Coût total de la réhabilitation: presque 370 millions de francs CFA (694’000 francs suisses). L’Association de soutien du cinéma au Burkina Faso, créée pour l’occasion, ne part pas seule dans l’aventure. Avant de lancer la collecte de fonds lors du dernier festival Black Movie à Genève, l’équipe a effectué une tournée en Europe qui s’est avérée – compte-tenu de la nationalité de son instigateur et des nombreux liens culturels entre les deux pays – particulièrement fructueuse en Suisse: le Festival Cinémas d’Afrique de Lausanne, qui héberge la petite association, le Ciné Air Nyon, le Bio de Carouge, et d’autres apportent un soutien concret sur la communication. Tandis que la Coopération suisse s’est engagée à participer à l’achat du terrain.

«Nous sommes aussi très soutenus localement, tient cependant à préciser Bernie Goldblat.
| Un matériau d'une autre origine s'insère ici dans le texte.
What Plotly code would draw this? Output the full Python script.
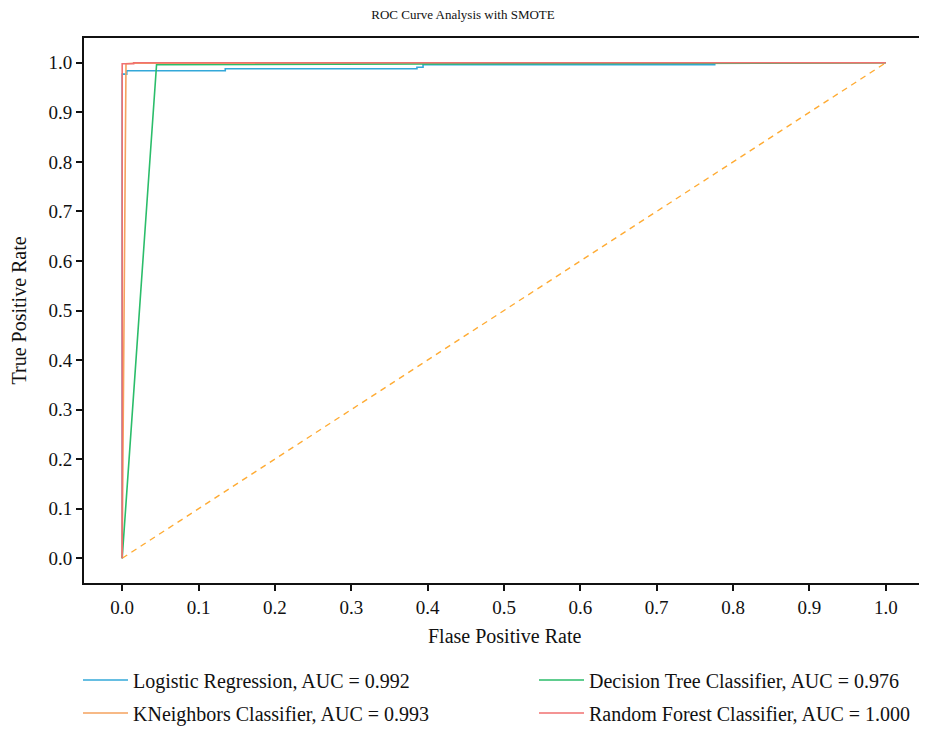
import plotly.graph_objects as go

# ROC curve data
lr_fpr = [0.0, 0.0, 0.006, 0.006, 0.135, 0.135, 0.386, 0.386, 0.394, 0.394, 0.777]
lr_tpr = [0.0, 0.977, 0.977, 0.984, 0.984, 0.988, 0.988, 0.991, 0.991, 0.996, 0.996]

knn_fpr = [0.0, 0.005, 0.005, 0.014, 1.0]
knn_tpr = [0.0, 0.95, 0.998, 0.999, 1.0]

dt_fpr = [0.0, 0.045, 1.0]
dt_tpr = [0.0, 0.996, 1.0]

rf_fpr = [0.0, 0.0, 0.015, 0.015, 1.0]
rf_tpr = [0.0, 0.998, 0.998, 1.0, 1.0]

diag_x = [0.0, 1.0]
diag_y = [0.0, 1.0]

names = [
    "Logistic Regression, AUC = 0.992",
    "KNeighbors Classifier, AUC = 0.993",
    "Decision Tree Classifier, AUC = 0.976",
    "Random Forest Classifier, AUC = 1.000",
]
colors = ["#33a8d9", "#f5a25e", "#2bbd6a", "#f07070"]
legend_ids = ["legend", "legend3", "legend2", "legend4"]

x_title = "Flase Positive Rate"
y_title = "True Positive Rate"
chart_title = "ROC Curve Analysis with SMOTE"

FONT = "Liberation Serif"
# the page body has an 8px margin, so the figure is 8px smaller on each side
OFF = 8
W, H = 927 - OFF, 729 - OFF
L, R, T, B = 84 - OFF, 3, 38 - OFF, 146
PW, PH = W - L - R, H - T - B

fig = go.Figure()
fig.add_trace(go.Scatter(x=diag_x, y=diag_y, mode="lines", showlegend=False,
                         line=dict(color="#ffab33", width=1.4, dash="6px,5px")))
series = [(lr_fpr, lr_tpr), (knn_fpr, knn_tpr), (dt_fpr, dt_tpr), (rf_fpr, rf_tpr)]
for (fx, ty), n, c, lg in zip(series, names, colors, legend_ids):
    fig.add_trace(go.Scatter(x=fx, y=ty, mode="lines", name=n, legend=lg,
                             line=dict(color=c, width=1.6)))

ticks = [round(i * 0.1, 1) for i in range(11)]
ticktext = [f"{t:.1f}" for t in ticks]

axis_common = dict(showline=True, linecolor="#111", linewidth=2, mirror=True,
                   ticks="outside", ticklen=6, tickwidth=1.5, tickcolor="#111",
                   showgrid=False, zeroline=False, automargin=False,
                   tickfont=dict(family=FONT, size=19, color="#111"))


def leg(px, py):
    return dict(xref="container", yref="container", x=(px - OFF) / W,
                y=1 - (py - OFF) / H, xanchor="left", yanchor="middle",
                orientation="v", itemwidth=45,
                font=dict(family=FONT, size=20, color="#111"),
                bgcolor="rgba(0,0,0,0)", borderwidth=0)


fig.update_layout(
    width=W, height=H,
    paper_bgcolor="white", plot_bgcolor="white",
    margin=dict(l=L, r=R, t=T, b=B, autoexpand=False),
    font=dict(family=FONT, color="#111"),
    title=dict(text=chart_title, x=(463 - OFF) / W,
               xref="container", xanchor="center", y=1 - (14 - OFF) / H,
               yanchor="middle",
               font=dict(family=FONT, size=13, color="#111")),
    xaxis=dict(range=[-0.05, 1.05], tickvals=ticks, ticktext=ticktext, **axis_common),
    yaxis=dict(range=[-0.05, 1.05], tickvals=ticks, ticktext=ticktext, **axis_common),
    legend=leg(78, 680),
    legend2=leg(534, 680),
    legend3=leg(78, 713),
    legend4=leg(534, 713),
    annotations=[
        dict(text=x_title, xref="paper", yref="paper", x=0.5,
             y=-(636 - 583) / PH, xanchor="center", yanchor="middle",
             showarrow=False, font=dict(family=FONT, size=20, color="#111")),
        dict(text=y_title, xref="paper", yref="paper", x=(18 - 84) / PW,
             y=0.5, xanchor="center", yanchor="middle", textangle=-90,
             showarrow=False, font=dict(family=FONT, size=20, color="#111")),
    ],
)

fig.write_html("out.html")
Même si l’Etat burkinabè a peu de moyens, on nous a promis de faciliter nos démarches et de nous exempter de certaines taxes.» Et lors du Fespaco qui débute le samedi 23 février, un spot de promotion sera diffusé avant chaque film en sélection officielle. Un bon coup de projecteur, pour une ouverture espérée en septembre 2014.